Im Bezirk nur eine Säule unter Denkmalschutz
Im Bezirk Treptow-Köpenick steht nur die eine Säule von der Bölschestraße unter Schutz. In Innenstadtbezirken haben es mehr der historischen Werbeträger auf die Denkmalliste geschafft, in Mitte vier, in Friedrichshain-Kreuzberg fünf und in Charlottenburg-Wilmersdorf sechs. Die älteste Litfaßsäule Berlins wurde um 1900 aufgestellt und steht auf dem Hackeschen Markt.
Das neue Denkmal in der Bölschestraße steht nun unter der Nummer 09097870 in der Datenbank des Landesdenkmalamts. Verzeichnet ist sie als Litfaßsäule und Transformatorensäule aus dem Jahr 1930, sie gilt als Teil des Ensembles Bölschestraße.
Fast wäre der historische Werbeträger bereits 2006 verschwunden. „Damals sollte sie abgebaut und durch eine moderne Säule aus Beton ersetzt werden. Ich habe mich damals beim Landesdenkmalamt beschwert.

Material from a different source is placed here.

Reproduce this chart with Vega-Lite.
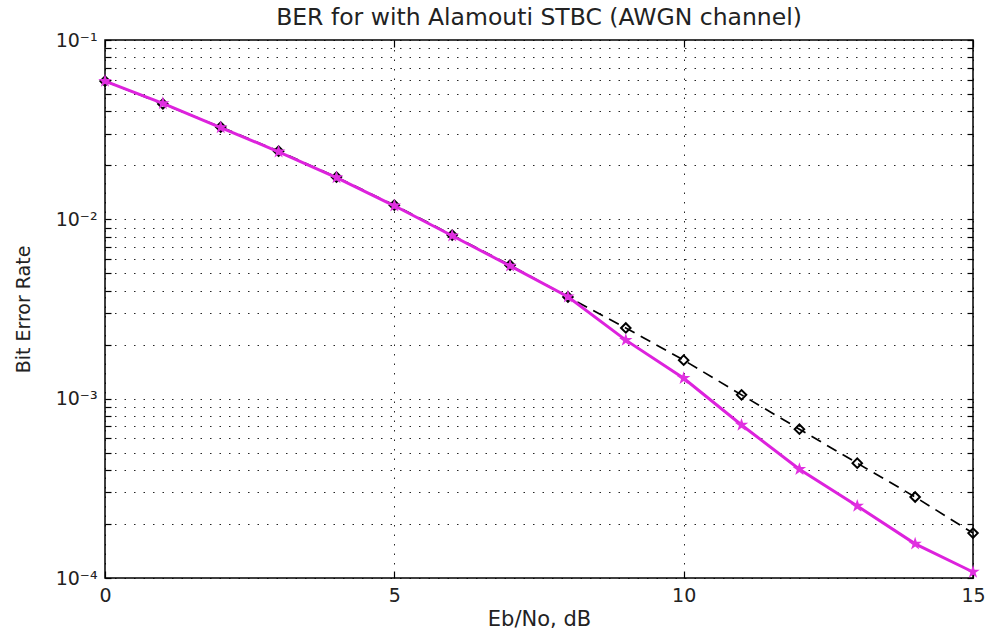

Das hatte Erfolg, die Litfaßsäule ist abgebaut und restauriert worden, ein paar Wochen später wurde sie auf einem neuen Betonsockel an alter Stelle wieder aufgestellt“, erzählt Manfred Scheel, dem das Haus Bölschestraße 86 seit rund 25 Jahren gehört.
Der Köpenicker hat auch eine Vermutung, warum die Säule genau hier platziert wurde: Im Innern befand sich ein Transformator der Bewag. „Es gab hier in mehreren Häusern kleine Firmen, die einen Kraftstromanschluss brauchten. Und der befand sich in der Litfaßsäule“, erklärt Manfred Scheel.
Hintergrund für den großflächigen Abriss von 2500 Litfaßsäulen ist ein Betreiberwechsel im Werbegeschäft. Die Firma Wall AG musste deshalb vertragsgemäß die alten Säulen entsorgen, der neue Betreiber der Werbemittel, die ILG-Außenwerbung aus Stuttgart, baut derzeit ihre eigenen, etwas größeren Säulen auf. Die sind zum Teil sogar beleuchtet. „Schade, dass eine alte Berliner Institution verschwindet. Immerhin wurde diese Art der Reklame 1854 vom Berliner Ernst Litfaß, einem Buchdrucker, erfunden. Die historischen Säulen waren auch ein Denkmal für diesen findigen Berliner. Man hätte ruhig ein paar mehr dieser Säulen unter Denkmalschutz stellen können“, bedauert Stefan Förster, Vorsitzender des Bezirksdenkmalrats Treptow-Köpenick.